Once again a Samaritan is the ‘hero’ in a Jesus story. The commentators tell us that Luke has a ‘universal’ emphasis. He sees Jesus as the Saviour of the whole world.
I wonder, who you might meet today as you are on your way? Are you ready to serve them and be a blessing in their lives? What seems like an accidental encounter may turn out to be a divine appointment.
These lepers were used to life at a distance (12). Leprosy isolated people. It separated them from the rest of society. It provides a picture of sin which alienates us from God, and from each other. To be cleansed of our sin ‘leprosy’ we have to get to a place of desperation where we call on Jesus to have mercy (13).

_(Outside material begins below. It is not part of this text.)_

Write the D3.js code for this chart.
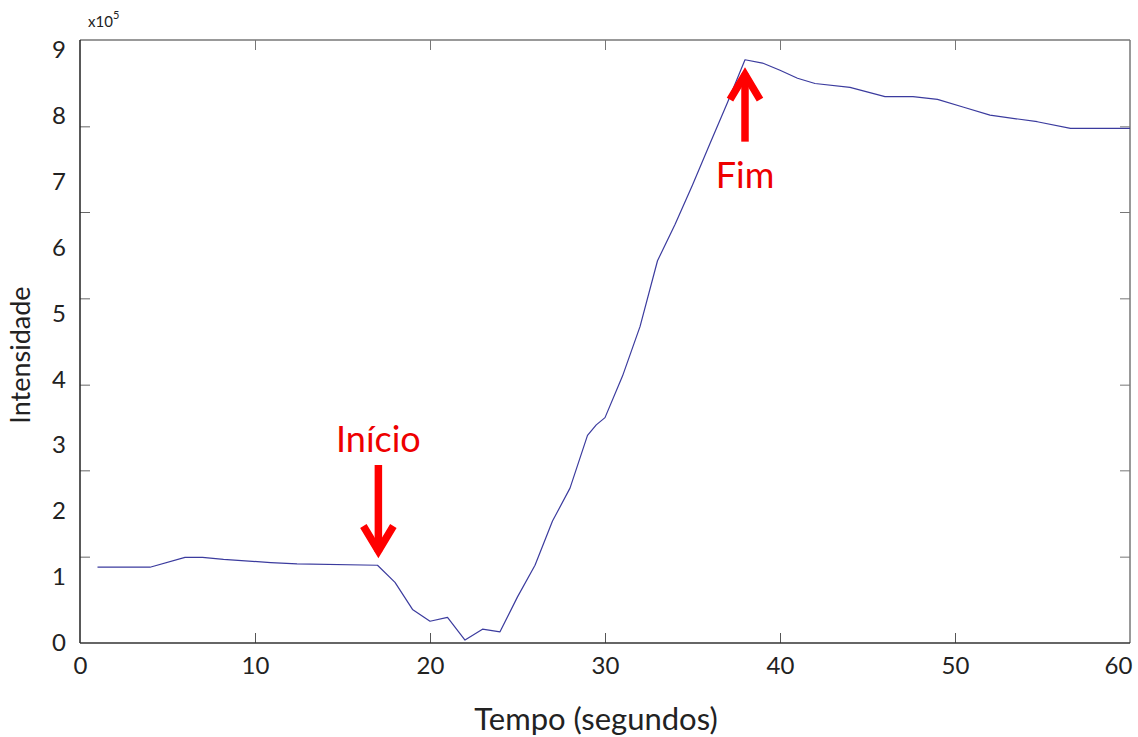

In (14) you see a great example of how faith works. They stepped out on the bare Word of Jesus, and it held them up. It kept them afloat. They found it was like concrete beneath them. He told them to do what a person would normally do when they believed they were cured (i.e. show themselves to the priest). But it was as these men were on their way that they received healing. The acting ‘as if it were so’ came first, you might say. They ‘stepped out in faith’. If you are unwell, and praying for healing, it is important to be sensitive to the Lord’s voice and do as He says.
In and through (15-19) there surely comes a call to be a thankful people. In ‘the Message’ you read that this one leper who returned to show appreciation was ‘…so grateful. He couldn’t thank him enough…’ Let’s make sure we follow his example. Live a life of thanksgiving and not of thanks missing.’ Regularly thank people, and above all thank God.
Prayer: Lord, you have blessed me far more than I deserve. I want to express how deeply grateful I am.